Feb 27, 2015   14:56 IST 
India

It is welcome to see that the Economic survey is targeting elimination of revenue deficit and laying out a fiscal discipline wherein borrowings will be done for only capital investments.  It is also heartening to note that the economic survey believes that the worst for the economy is clearly over and that the economy is on an upswing. The survey notes current account deficit to fall below 1% in the coming year and that the fiscal deficit target of 4.1% is achievable. These are very welcome developments. The goal of 8% growth in the coming year appears audacious but achievable, especially with the new statistical basis for measuring GDP.

 

However, muted export growth is an area of concern and unless India becomes more competitive, it would be difficult to grow exports in a world that is slowing down overall.
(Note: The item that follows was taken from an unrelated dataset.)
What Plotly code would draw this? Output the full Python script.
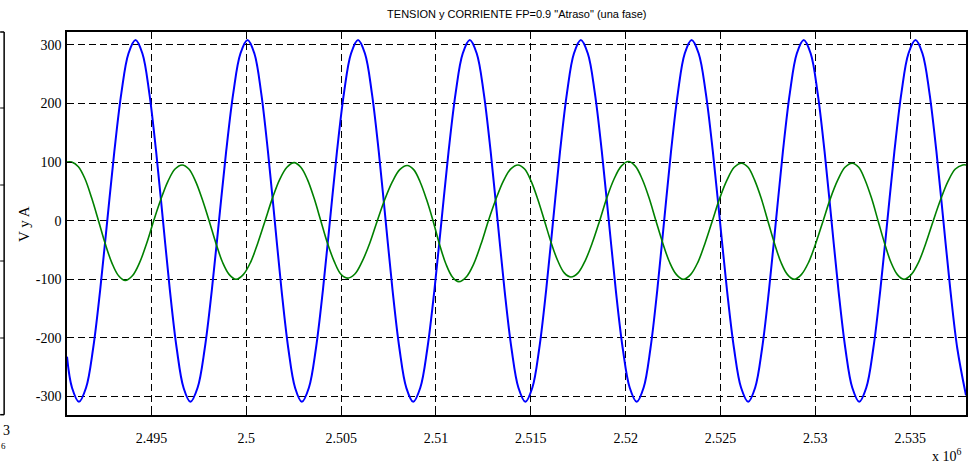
import plotly.graph_objects as go

# ---- data (x in samples, shown as x 10^6) ----
tension_x = [2490544, 2490808, 2491175,
             2491548, 2491921, 2492294, 2492667, 2493040, 2493412, 2493785, 2494158,
             2494520, 2494882, 2495243, 2495605, 2495967, 2496329, 2496690, 2497052,
             2497429, 2497806, 2498182, 2498559, 2498936, 2499313, 2499689, 2500066,
             2500424, 2500782, 2501139, 2501497, 2501855, 2502213, 2502570, 2502928,
             2503298, 2503669, 2504039, 2504409, 2504779, 2505150, 2505520, 2505890,
             2506254, 2506617, 2506981, 2507345, 2507708, 2508072, 2508435, 2508799,
             2509172, 2509545, 2509918, 2510291, 2510664, 2511037, 2511410, 2511783,
             2512149, 2512516, 2512882, 2513248, 2513614, 2513981, 2514347, 2514713,
             2515079, 2515444, 2515810, 2516176, 2516541, 2516907, 2517273, 2517638,
             2518006, 2518375, 2518743, 2519111, 2519479, 2519848, 2520216, 2520584,
             2520946, 2521308, 2521669, 2522031, 2522393, 2522755, 2523116, 2523478,
             2523851, 2524224, 2524597, 2524970, 2525342, 2525715, 2526088, 2526461,
             2526827, 2527194, 2527560, 2527926, 2528292, 2528659, 2529025, 2529391,
             2529757, 2530122, 2530488, 2530854, 2531219, 2531585, 2531951, 2532316,
             2532687, 2533058, 2533429, 2533800, 2534170, 2534541, 2534912, 2535283,
             2535651, 2536018, 2536386, 2536753, 2537121, 2537488, 2537946]
tension_y = [-232, -285, -309,
             -285, -218, -118, 0, 118, 218, 285, 308,
             285, 218, 118, 0, -118, -218, -285, -309,
             -285, -218, -118, 0, 118, 218, 285, 308,
             285, 218, 118, 0, -118, -218, -285, -309,
             -285, -218, -118, 0, 118, 218, 285, 308,
             285, 218, 118, 0, -118, -218, -285, -309,
             -285, -218, -118, 0, 118, 218, 285, 308,
             285, 218, 118, 0, -118, -218, -285, -309,
             -285, -218, -118, 0, 118, 218, 285, 308,
             285, 218, 118, 0, -118, -218, -285, -309,
             -285, -218, -118, 0, 118, 218, 285, 308,
             285, 218, 118, 0, -118, -218, -285, -309,
             -285, -218, -118, 0, 118, 218, 285, 308,
             285, 218, 118, 0, -118, -218, -285, -309,
             -285, -218, -118, 0, 118, 218, 285, 308,
             285, 218, 118, 0, -118, -218, -298]

corriente_x = [2490544, 2490791,
               2491144, 2491497, 2491850, 2492204, 2492557, 2492910, 2493263, 2493616,
               2493991, 2494366, 2494741, 2495116, 2495490, 2495865, 2496240, 2496615,
               2496970, 2497325, 2497680, 2498036, 2498391, 2498746, 2499101, 2499456,
               2499839, 2500223, 2500606, 2500990, 2501373, 2501756, 2502140, 2502523,
               2502874, 2503224, 2503575, 2503925, 2504276, 2504626, 2504977, 2505327,
               2505722, 2506116, 2506511, 2506906, 2507300, 2507695, 2508089, 2508484,
               2508824, 2509164, 2509504, 2509844, 2510184, 2510524, 2510864, 2511204,
               2511594, 2511984, 2512374, 2512764, 2513154, 2513544, 2513934, 2514324,
               2514673, 2515021, 2515370, 2515718, 2516067, 2516415, 2516764, 2517112,
               2517492, 2517871, 2518251, 2518630, 2519010, 2519389, 2519769, 2520148,
               2520510, 2520871, 2521233, 2521595, 2521956, 2522318, 2522679, 2523041,
               2523424, 2523808, 2524191, 2524575, 2524958, 2525341, 2525725, 2526108,
               2526455, 2526801, 2527148, 2527495, 2527841, 2528188, 2528534, 2528881,
               2529264, 2529648, 2530031, 2530415, 2530798, 2531181, 2531565, 2531948,
               2532288, 2532628, 2532968, 2533308, 2533648, 2533988, 2534328, 2534668,
               2535056, 2535444, 2535832, 2536220, 2536608, 2536996, 2537384, 2537772,
               2537946]
corriente_y = [100, 100,
               92, 71, 38, 0, -39, -72, -94, -102,
               -94, -72, -39, 0, 36, 67, 88, 95,
               88, 67, 36, 0, -38, -71, -92, -100,
               -92, -71, -38, 0, 38, 70, 91, 99,
               91, 70, 38, 0, -38, -69, -91, -98,
               -91, -69, -38, 0, 36, 66, 87, 94,
               87, 66, 36, 0, -40, -74, -96, -104,
               -96, -74, -40, 0, 36, 67, 88, 95,
               88, 67, 36, 0, -37, -68, -89, -96,
               -89, -68, -37, 0, 39, 71, 93, 101,
               93, 71, 39, 0, -38, -71, -92, -100,
               -92, -71, -38, 0, 38, 69, 91, 98,
               91, 69, 38, 0, -38, -71, -92, -100,
               -92, -71, -38, 0, 38, 69, 91, 98,
               91, 69, 38, 0, -38, -71, -92, -100,
               -92, -71, -38, 0, 36, 67, 88, 95,
               95]

x_tickvals = [2495000, 2500000, 2505000, 2510000, 2515000, 2520000, 2525000, 2530000, 2535000]
x_ticktext = ["2.495", "2.5", "2.505", "2.51", "2.515", "2.52", "2.525", "2.53", "2.535"]
y_tickvals = [-300, -200, -100, 0, 100, 200, 300]
y_ticktext = ["-300", "-200", "-100", "0", "100", "200", "300"]

title_text = 'TENSION y CORRIENTE FP=0.9 "Atraso" (una fase)'
ylabel_text = "V y A"

W, H = 970, 468
L, R, T, B = 67, 2, 32, 53
PW, PH = W - L - R, H - T - B

def px(xp):
    return (xp - L) / PW

def py(yp):
    return (H - B - yp) / PH

fig = go.Figure()
fig.add_trace(go.Scatter(x=tension_x, y=tension_y, mode="lines",
                         line=dict(color="#0000ff", width=2, shape="spline", smoothing=1.0),
                         showlegend=False))
fig.add_trace(go.Scatter(x=corriente_x, y=corriente_y, mode="lines",
                         line=dict(color="#008000", width=1.6, shape="spline", smoothing=1.0),
                         showlegend=False))

serif = "Liberation Serif, Times New Roman, serif"
axis_common = dict(showline=True, linecolor="black", linewidth=1.5, mirror="ticks",
                   ticks="inside", ticklen=5, tickcolor="black", tickwidth=1,
                   showgrid=True, gridcolor="black", gridwidth=1, griddash="7px,4px",
                   zeroline=False, tickfont=dict(family=serif, size=14, color="black"))

fig.update_xaxes(range=[2490544, 2537946], tickmode="array", tickvals=x_tickvals,
                 ticktext=x_ticktext, ticklabelstandoff=9, **axis_common)
fig.update_yaxes(range=[-331.4, 321.7], tickmode="array", tickvals=y_tickvals,
                 ticktext=y_ticktext, ticklabelstandoff=1, **axis_common)

shapes = []
# remnant of neighbouring axes at the far left
shapes.append(dict(type="line", xref="paper", yref="paper", x0=px(4), x1=px(4),
                   y0=py(32), y1=py(414.7), line=dict(color="black", width=1.5)))
shapes.append(dict(type="line", xref="paper", yref="paper", x0=px(0), x1=px(4),
                   y0=py(32), y1=py(32), line=dict(color="black", width=1.5)))
shapes.append(dict(type="line", xref="paper", yref="paper", x0=px(0), x1=px(4),
                   y0=py(414.7), y1=py(414.7), line=dict(color="black", width=1.5)))
for yy in [108, 185, 261, 338]:
    shapes.append(dict(type="line", xref="paper", yref="paper", x0=px(0), x1=px(4),
                       y0=py(yy), y1=py(yy), line=dict(color="black", width=1)))

annotations = [
    dict(text=ylabel_text, xref="paper", yref="paper", x=px(24), y=py(224),
         showarrow=False, textangle=-90, font=dict(family=serif, size=15, color="black"),
         xanchor="center", yanchor="middle"),
    dict(text="x 10<sup>6</sup>", xref="paper", yref="paper", x=px(966), y=py(455),
         showarrow=False, font=dict(family=serif, size=14, color="black"),
         xanchor="right", yanchor="middle"),
    dict(text="3", xref="paper", yref="paper", x=px(6), y=py(430),
         showarrow=False, font=dict(family=serif, size=14, color="black"),
         xanchor="center", yanchor="middle"),
    dict(text="6", xref="paper", yref="paper", x=px(3), y=py(446),
         showarrow=False, font=dict(family=serif, size=9, color="black"),
         xanchor="center", yanchor="middle"),
]

fig.update_layout(
    width=W, height=H, margin=dict(l=L, r=R, t=T, b=B),
    paper_bgcolor="white", plot_bgcolor="white",
    title=dict(text=title_text, x=px(517.8), xref="paper", y=1 - 14 / H, yref="container",
               xanchor="center", yanchor="middle",
               font=dict(family="Liberation Sans, Arial, sans-serif", size=11, color="black")),
    shapes=shapes, annotations=annotations,
)

fig.write_html("out.html", config={"displayModeBar": False},
               post_script="document.body.style.margin='0';document.body.style.padding='0';")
Railways will have a key role to play in improving the competitiveness of the economy and hence rapid modernization of the Indian railways would be key.

 

However, the role of ecommerce and modern retail in improving the competitiveness of the economy was not clear from the survey. We believe that ecommerce and modern retail will improve the competitiveness from a retail side, although it would have limited impact from the factors of production perspective such as coal and energy.

 

Even though IT and ITES is slowing down, it continues to be one of the largest employers in India. India needs to grow in other industries which could be job generators.

 

The survey recommends growing the forex reserve of India to USD 1 trillion over a period of time. It would be more prudent to put the target for forex reserve in terms of months of forex exposure that India would have, including imports and repayments.

 

The survey indicates that the government is bearing a very large subsidy bill, with the food subsidy bill being one of the largest. It would be imperative to taper off the subsidies over a period of time to support deeper structural reforms. The social pressures for supporting the underprivileged while balancing the short term imperative of boosting public investment and not upsetting the fiscal discipline continues to be a challenge.